PROMPT: Pick out each line below containing "this".

--- Start of RAW RECORDS ---

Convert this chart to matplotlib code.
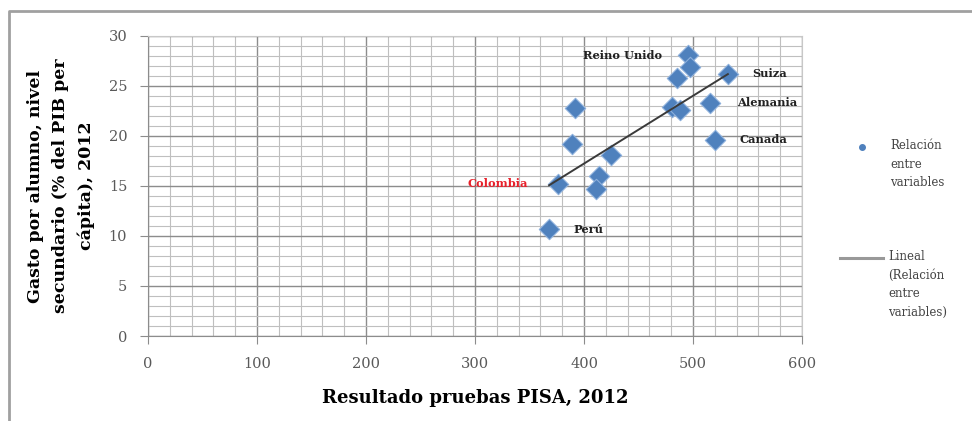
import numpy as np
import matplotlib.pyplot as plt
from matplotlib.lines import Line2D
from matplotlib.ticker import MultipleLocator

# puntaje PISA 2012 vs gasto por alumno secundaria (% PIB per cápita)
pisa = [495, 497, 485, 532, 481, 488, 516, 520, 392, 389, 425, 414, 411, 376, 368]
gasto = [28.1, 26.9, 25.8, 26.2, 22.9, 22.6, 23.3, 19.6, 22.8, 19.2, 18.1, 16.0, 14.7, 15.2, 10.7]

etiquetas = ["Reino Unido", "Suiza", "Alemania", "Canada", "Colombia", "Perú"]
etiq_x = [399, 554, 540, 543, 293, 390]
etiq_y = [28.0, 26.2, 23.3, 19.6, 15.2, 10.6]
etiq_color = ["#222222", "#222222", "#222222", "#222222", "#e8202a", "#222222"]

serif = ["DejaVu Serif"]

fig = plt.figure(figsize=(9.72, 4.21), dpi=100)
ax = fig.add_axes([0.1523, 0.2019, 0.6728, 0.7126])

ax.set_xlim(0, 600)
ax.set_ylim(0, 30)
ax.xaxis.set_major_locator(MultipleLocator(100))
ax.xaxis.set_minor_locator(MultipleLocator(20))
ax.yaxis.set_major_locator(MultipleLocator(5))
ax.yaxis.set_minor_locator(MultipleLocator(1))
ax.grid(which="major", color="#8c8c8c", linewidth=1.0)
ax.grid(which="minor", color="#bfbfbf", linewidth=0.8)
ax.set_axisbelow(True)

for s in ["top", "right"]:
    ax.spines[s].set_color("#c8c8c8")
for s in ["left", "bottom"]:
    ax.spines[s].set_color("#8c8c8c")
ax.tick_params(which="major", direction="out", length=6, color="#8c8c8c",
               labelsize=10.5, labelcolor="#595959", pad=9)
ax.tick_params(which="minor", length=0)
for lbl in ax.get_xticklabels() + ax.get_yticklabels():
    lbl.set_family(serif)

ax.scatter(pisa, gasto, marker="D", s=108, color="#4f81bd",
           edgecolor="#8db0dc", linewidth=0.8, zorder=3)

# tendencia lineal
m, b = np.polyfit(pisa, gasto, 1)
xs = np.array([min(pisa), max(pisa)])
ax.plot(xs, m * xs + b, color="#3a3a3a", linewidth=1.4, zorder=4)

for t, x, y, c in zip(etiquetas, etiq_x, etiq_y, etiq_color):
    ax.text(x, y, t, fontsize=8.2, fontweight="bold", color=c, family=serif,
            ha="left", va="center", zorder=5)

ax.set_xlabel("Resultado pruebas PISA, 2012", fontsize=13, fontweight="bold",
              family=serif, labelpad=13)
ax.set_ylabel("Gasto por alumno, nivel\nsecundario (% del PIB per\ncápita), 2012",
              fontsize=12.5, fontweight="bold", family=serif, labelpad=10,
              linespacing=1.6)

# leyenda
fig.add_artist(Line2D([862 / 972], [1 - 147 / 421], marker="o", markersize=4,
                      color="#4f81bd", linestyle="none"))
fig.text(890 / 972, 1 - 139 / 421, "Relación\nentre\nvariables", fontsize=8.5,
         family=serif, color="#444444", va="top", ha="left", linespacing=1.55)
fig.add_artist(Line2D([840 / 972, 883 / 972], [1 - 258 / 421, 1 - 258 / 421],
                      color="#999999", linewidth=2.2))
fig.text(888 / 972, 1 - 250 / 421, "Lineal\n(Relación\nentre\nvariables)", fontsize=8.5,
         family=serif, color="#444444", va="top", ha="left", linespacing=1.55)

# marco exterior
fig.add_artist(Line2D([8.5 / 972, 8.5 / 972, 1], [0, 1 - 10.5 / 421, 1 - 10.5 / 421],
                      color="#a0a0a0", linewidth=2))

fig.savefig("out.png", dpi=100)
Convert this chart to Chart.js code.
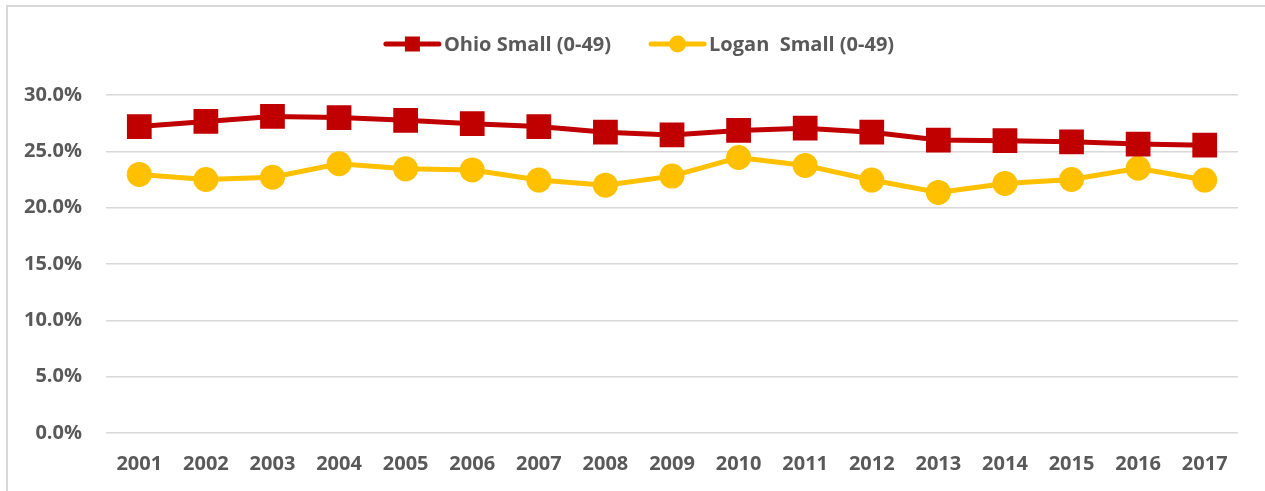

--- End of RAW RECORDS ---
--- Start of RAW RECORDS ---

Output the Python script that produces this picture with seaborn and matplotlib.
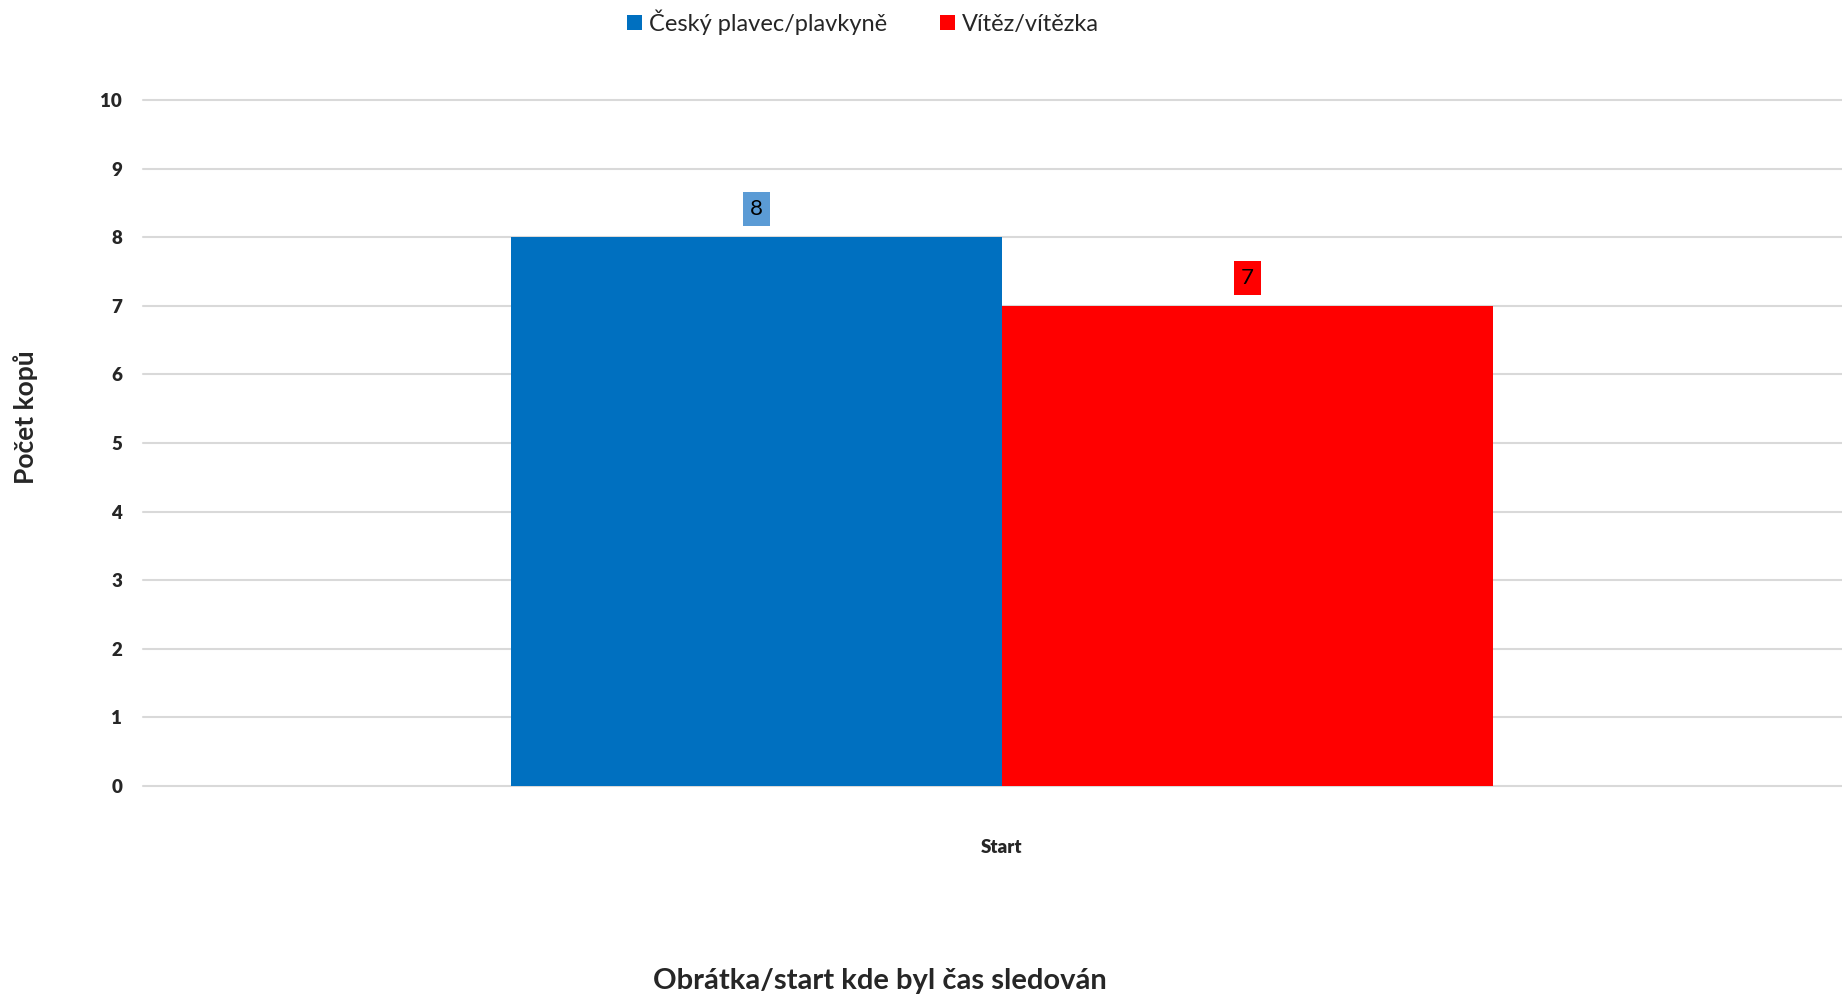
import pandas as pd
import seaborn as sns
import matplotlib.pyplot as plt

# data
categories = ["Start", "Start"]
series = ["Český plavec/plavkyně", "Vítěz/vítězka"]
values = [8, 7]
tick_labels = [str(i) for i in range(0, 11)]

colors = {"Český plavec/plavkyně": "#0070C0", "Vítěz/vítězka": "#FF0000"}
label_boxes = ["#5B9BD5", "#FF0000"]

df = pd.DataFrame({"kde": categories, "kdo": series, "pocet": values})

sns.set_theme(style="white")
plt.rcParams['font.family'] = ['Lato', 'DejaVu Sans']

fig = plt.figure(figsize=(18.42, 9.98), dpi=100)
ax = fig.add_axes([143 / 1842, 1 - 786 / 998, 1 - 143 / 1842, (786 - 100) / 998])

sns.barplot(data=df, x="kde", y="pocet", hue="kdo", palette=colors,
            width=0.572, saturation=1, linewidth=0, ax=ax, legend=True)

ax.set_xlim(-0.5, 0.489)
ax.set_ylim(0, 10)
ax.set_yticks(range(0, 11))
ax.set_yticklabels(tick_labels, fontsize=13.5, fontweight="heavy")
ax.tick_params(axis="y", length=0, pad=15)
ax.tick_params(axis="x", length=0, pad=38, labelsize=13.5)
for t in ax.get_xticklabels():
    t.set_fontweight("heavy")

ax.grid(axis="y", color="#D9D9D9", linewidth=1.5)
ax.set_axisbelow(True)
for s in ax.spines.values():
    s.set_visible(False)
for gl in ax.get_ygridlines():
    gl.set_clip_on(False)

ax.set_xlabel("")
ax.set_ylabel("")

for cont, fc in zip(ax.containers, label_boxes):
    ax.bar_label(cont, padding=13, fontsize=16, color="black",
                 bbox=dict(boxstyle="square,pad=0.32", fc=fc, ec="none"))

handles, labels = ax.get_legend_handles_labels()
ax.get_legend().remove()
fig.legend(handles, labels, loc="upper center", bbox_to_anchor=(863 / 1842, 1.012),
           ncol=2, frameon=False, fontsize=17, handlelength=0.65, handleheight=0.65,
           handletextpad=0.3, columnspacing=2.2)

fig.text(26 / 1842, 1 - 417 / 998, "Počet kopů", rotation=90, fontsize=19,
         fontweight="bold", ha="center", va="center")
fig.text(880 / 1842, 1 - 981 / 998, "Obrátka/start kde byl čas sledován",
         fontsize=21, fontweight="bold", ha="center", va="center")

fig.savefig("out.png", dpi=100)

--- End of RAW RECORDS ---

WRITTEN SOLUTION:
Convert this chart to matplotlib code.
Convert this chart to Chart.js code.
Output the Python script that produces this picture with seaborn and matplotlib.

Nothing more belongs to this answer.